Dies ist der zweite Teil des Artikels über William Tyndales Bibelübersetzung ins Englische. Der erste Teil erschien im April-Herold. Nachdem Tyndale wegen Ketzerei hingerichtet worden war, suchten seine Anhänger nach Mitteln und Wegen, dem englischen Volk Zugang zu seiner Bibel zu verschaffen.

Tyndales Übersetzung: der Grundstein der englischen Bibel

2. Teil

Aus der Mai 1995-Ausgabe des Herolds der Christlichen Wissenschaft


DIE COVERDALE-BIBEL


Inzwischen gestattete Heinrich VIII. die Veröffentlichung einer anderen Bibelübersetzung, nämlich der von Miles Coverdale, einem Freund von Tyndale aus den Tagen der Zusammenkünfte im Weißen Roß.

Jahrelang hatte Coverdale mit Cromwell über das Studium der Bibel und Fragen des Übersetzens korrespondiert. Es ist sogar möglich, daß er für kurze Zeit in Hamburg mit Tyndale zusammen an der Übersetzung des Pentateuch gearbeitet hat. Coverdale verstand zwar nur wenig Griechisch und Hebräisch, aber er beherrschte Latein und Deutsch — und er war ein Meister der englischen Sprache. Seine Bibel beruhte hauptsächlich auf der lateinischen Vulgata, auf Luthers deutscher Bibel und auf der Tyndale-Übersetzung.
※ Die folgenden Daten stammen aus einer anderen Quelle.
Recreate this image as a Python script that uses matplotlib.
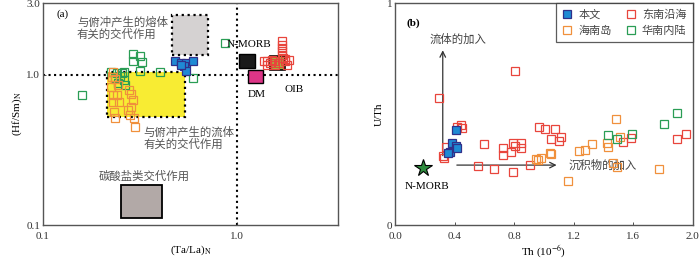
import matplotlib.pyplot as plt
import matplotlib.patches as mpatches
from matplotlib.lines import Line2D

plt.rcParams['font.family'] = ['Liberation Serif', 'Noto Sans CJK SC']
plt.rcParams['mathtext.fontset'] = 'stix'
CJK = ['Noto Sans CJK SC', 'DejaVu Sans']

RED = '#e8453c'
ORANGE = '#f0903c'
GREEN = '#2a9d55'
BLUE = '#1f8ad4'
BLUE_EDGE = '#30308a'

# ---- panel (a): (Ta/La)N vs (Hf/Sm)N ----
a_green_x = [0.289, 0.289, 0.314, 0.325, 0.314, 0.398, 0.590, 0.224, 0.2405, 0.255,
             0.262, 0.250, 0.235, 0.262, 0.2435, 0.265, 0.159, 0.867]
a_green_y = [1.38, 1.24, 1.324, 1.215, 1.063, 1.047, 0.945, 1.047, 1.031, 1.031,
             1.047, 0.985, 0.955, 0.926, 0.884, 0.858, 0.728, 1.634]
a_orange_x = [0.227, 0.2296, 0.235, 0.2435, 0.224, 0.2296, 0.2405, 0.2465, 0.2296, 0.2775,
              0.284, 0.291, 0.284, 0.274, 0.281, 0.2323, 0.235, 0.294, 0.298]
a_orange_y = [0.970, 1.047, 0.940, 0.858, 0.832, 0.736, 0.736, 0.661, 0.661, 0.794,
              0.747, 0.681, 0.612, 0.584, 0.541, 0.567, 0.517, 0.517, 0.450]
a_blue_x = [0.479, 0.514, 0.546, 0.590, 0.533, 0.546, 0.514]
a_blue_y = [1.226, 1.197, 1.197, 1.226, 1.136, 1.063, 1.166]
a_red_x = [1.695, 1.695, 1.695, 1.695, 1.695, 1.726, 1.366, 1.422, 1.479, 1.539,
           1.570, 1.633, 1.767, 1.804, 1.767, 1.838, 1.510, 1.422]
a_red_y = [1.667, 1.585, 1.507, 1.430, 1.359, 1.291, 1.226, 1.226, 1.197, 1.226,
           1.166, 1.197, 1.226, 1.166, 1.273, 1.259, 1.259, 1.166]

# field boxes: x0, x1, y0, y1
melt_box = [0.462, 0.709, 1.36, 2.51]
fluid_box = [0.214, 0.540, 0.525, 1.036]
carb_box = [0.2515, 0.41, 0.111, 0.185]
nmorb_box = [1.016, 1.228, 1.109, 1.38]
dm_box = [1.13, 1.35, 0.88, 1.08]
oib_box = [1.468, 1.767, 1.08, 1.324]

# ---- panel (b): Th vs U/Th ----
b_red_x = [0.298, 0.806, 0.419, 0.442, 0.452, 0.342, 0.320, 0.331, 0.596, 0.728,
           0.728, 0.781, 0.795, 0.806, 0.846, 0.846, 0.558, 0.666, 0.795, 0.905,
           0.965, 1.010, 1.076, 1.048, 1.104, 1.119, 1.536, 1.589, 1.897, 1.958]
b_red_y = [0.574, 0.694, 0.443, 0.450, 0.436, 0.353, 0.311, 0.300, 0.363, 0.345,
           0.315, 0.331, 0.371, 0.356, 0.371, 0.345, 0.267, 0.252, 0.240, 0.270,
           0.443, 0.432, 0.432, 0.387, 0.380, 0.398, 0.372, 0.391, 0.386, 0.408]
b_orange_x = [1.485, 1.424, 1.435, 1.236, 1.276, 1.325, 1.513, 1.044, 1.048, 0.982,
              0.960, 0.945, 1.490, 1.468, 1.777, 1.162]
b_orange_y = [0.477, 0.368, 0.350, 0.335, 0.338, 0.363, 0.398, 0.323, 0.318, 0.303,
              0.293, 0.297, 0.263, 0.278, 0.251, 0.198]
b_green_x = [1.897, 1.806, 1.435, 1.493, 1.593]
b_green_y = [0.503, 0.455, 0.405, 0.387, 0.409]
b_blue_x = [0.407, 0.381, 0.411, 0.371, 0.417, 0.358]
b_blue_y = [0.428, 0.369, 0.354, 0.331, 0.345, 0.324]
nmorb_th = [0.188]
nmorb_uth = [0.258]

fig = plt.figure(figsize=(7, 2.6), dpi=100)
ax1 = fig.add_axes([0.0614, 0.1346, 0.4215, 0.8534])
ax2 = fig.add_axes([0.5643, 0.1346, 0.4250, 0.8534])

ms = 5.2
mew = 0.9


def hollow(ax, x, y, c):
    ax.plot(x, y, 's', ls='none', ms=ms, mfc='none', mec=c, mew=mew, zorder=5)


def box(ax, b, fc, ls='-', lw=1.2, z=2):
    ax.add_patch(mpatches.Rectangle((b[0], b[2]), b[1] - b[0], b[3] - b[2],
                                    facecolor=fc, edgecolor='k', ls=ls, lw=lw, zorder=z))


for ax in (ax1, ax2):
    for s in ax.spines.values():
        s.set_color('#555555')
        s.set_linewidth(1.0)
    ax.tick_params(direction='in', length=2, width=0.6, labelsize=8, colors='#333333')
    ax.tick_params(axis='x', pad=5)
    ax.tick_params(axis='y', pad=2)

# panel a
ax1.set_xscale('log')
ax1.set_yscale('log')
ax1.set_xlim(0.1, 3.3)
ax1.set_ylim(0.1, 3.0)
ax1.set_xticks([0.1, 1.0])
ax1.set_xticklabels(['0.1', '1.0'])
ax1.set_yticks([0.1, 1.0, 3.0])
ax1.set_yticklabels(['0.1', '1.0', '3.0'])
ax1.minorticks_off()
ax1.axhline(1.0, color='k', ls=':', lw=1.5, zorder=1)
ax1.axvline(1.0, color='k', ls=':', lw=1.5, zorder=1)

box(ax1, melt_box, '#d5d2d2', ls=':', lw=1.6)
box(ax1, fluid_box, '#f8ec33', ls=':', lw=1.6)
box(ax1, carb_box, '#b2a9a7', lw=1.3)
box(ax1, nmorb_box, '#1a1a1a', lw=1.0, z=3)
box(ax1, dm_box, '#dd3587', lw=1.0, z=3)
box(ax1, oib_box, '#95c83c', lw=1.2, z=3)

hollow(ax1, a_green_x, a_green_y, GREEN)
hollow(ax1, a_orange_x, a_orange_y, ORANGE)
hollow(ax1, a_red_x, a_red_y, RED)
ax1.plot(a_blue_x, a_blue_y, 's', ls='none', ms=ms, mfc=BLUE, mec=BLUE_EDGE, mew=mew, zorder=6)

ax1.text(0.118, 2.45, '(a)', fontsize=8)
ax1.text(0.1496, 2.04, '与俯冲产生的熔体\n有关的交代作用', family=CJK, fontsize=8.2,
         color='#555555', linespacing=1.1, va='center')
ax1.text(0.328, 0.38, '与俯冲产生的流体\n有关的交代作用', family=CJK, fontsize=8.2,
         color='#555555', linespacing=1.1, va='center')
ax1.text(0.1945, 0.212, '碳酸盐类交代作用', family=CJK, fontsize=8.2,
         color='#555555', va='center')
ax1.text(1.15, 1.60, 'N-MORB', fontsize=8, ha='center', va='center', zorder=7)
ax1.text(1.26, 0.74, 'DM', fontsize=8, ha='center', va='center')
ax1.text(1.95, 0.80, 'OIB', fontsize=8, ha='center', va='center')
ax1.set_xlabel('(Ta/La)$_\\mathrm{N}$', fontsize=8, labelpad=2)
ax1.set_ylabel('(Hf/Sm)$_\\mathrm{N}$', fontsize=8, labelpad=2)

# panel b
ax2.set_xlim(0, 2.0)
ax2.set_ylim(0, 1)
ax2.set_xticks([0.0, 0.4, 0.8, 1.2, 1.6, 2.0])
ax2.set_xticklabels(['0.0', '0.4', '0.8', '1.2', '1.6', '2.0'])
ax2.set_yticks([0, 1])
ax2.set_yticklabels(['0', '1'])

hollow(ax2, b_red_x, b_red_y, RED)
hollow(ax2, b_orange_x, b_orange_y, ORANGE)
hollow(ax2, b_green_x, b_green_y, GREEN)
ax2.plot(b_blue_x, b_blue_y, 's', ls='none', ms=ms, mfc=BLUE, mec=BLUE_EDGE, mew=mew, zorder=6)
ax2.plot(nmorb_th, nmorb_uth, '*', ms=13, mfc='#2e8b3e', mec='k', mew=0.8, zorder=6)

ax2.annotate('', xy=(0.321, 0.80), xytext=(0.321, 0.30),
             arrowprops=dict(arrowstyle='->', lw=0.9, color='#333333'), zorder=4)
ax2.annotate('', xy=(1.105, 0.27), xytext=(0.397, 0.27),
             arrowprops=dict(arrowstyle='->', lw=0.9, color='#333333'), zorder=4)
ax2.text(0.42, 0.838, '流体的加入', family=CJK, fontsize=8.2, color='#444444',
         ha='center', va='center')
ax2.text(1.17, 0.268, '沉积物的加入', family=CJK, fontsize=8.2, color='#444444',
         ha='left', va='center')
ax2.text(0.215, 0.175, 'N-MORB', fontsize=8, ha='center', va='center')
ax2.text(0.075, 0.90, '(b)', fontsize=8, fontweight='bold')
ax2.set_xlabel('Th (10$^{-6}$)', fontsize=8, labelpad=2)
ax2.set_ylabel('U/Th', fontsize=8, labelpad=2)

h = [Line2D([], [], marker='s', ls='none', ms=ms, mfc=BLUE, mec=BLUE_EDGE, mew=mew),
     Line2D([], [], marker='s', ls='none', ms=ms, mfc='none', mec=ORANGE, mew=mew),
     Line2D([], [], marker='s', ls='none', ms=ms, mfc='none', mec=RED, mew=mew),
     Line2D([], [], marker='s', ls='none', ms=ms, mfc='none', mec=GREEN, mew=mew)]
labels = ['本文', '海南岛', '东南沿海', '华南内陆']
leg = ax2.legend(h, labels, ncol=2, loc='upper right', borderaxespad=0, fancybox=False,
                 prop={'family': CJK, 'size': 8}, handletextpad=0.5, columnspacing=1.2,
                 handlelength=1.0, labelspacing=0.55, borderpad=0.55)
leg.get_frame().set_edgecolor('#333333')
leg.get_frame().set_linewidth(0.9)
for t in leg.get_texts():
    t.set_color('#444444')

fig.savefig('out.png', dpi=100)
Zu dieser Zeit wurde der König von der Öffentlichkeit zunehmend unter Druck gesetzt. Die Menschen wollten eine Bibel haben, einen Ersatz für Tyndales Neues Testament, dessen Verbreitung er und die Bischöfe unterbunden hatten. Cromwell sah in der Coverdale-Bibel eine Möglichkeit, diesem allgemeinen Verlangen nachzukommen, und so riet er dem König, Coverdales Arbeit zu fördern.

Im Jahre 1535, noch während Tyndale auf dem Kontinent im Gefängnis saß, wurde Coverdales Bibel in England gedruckt und veröffentlicht — die erste vollständige Bibel in Englisch. Coverdale widmete sie König Heinrich.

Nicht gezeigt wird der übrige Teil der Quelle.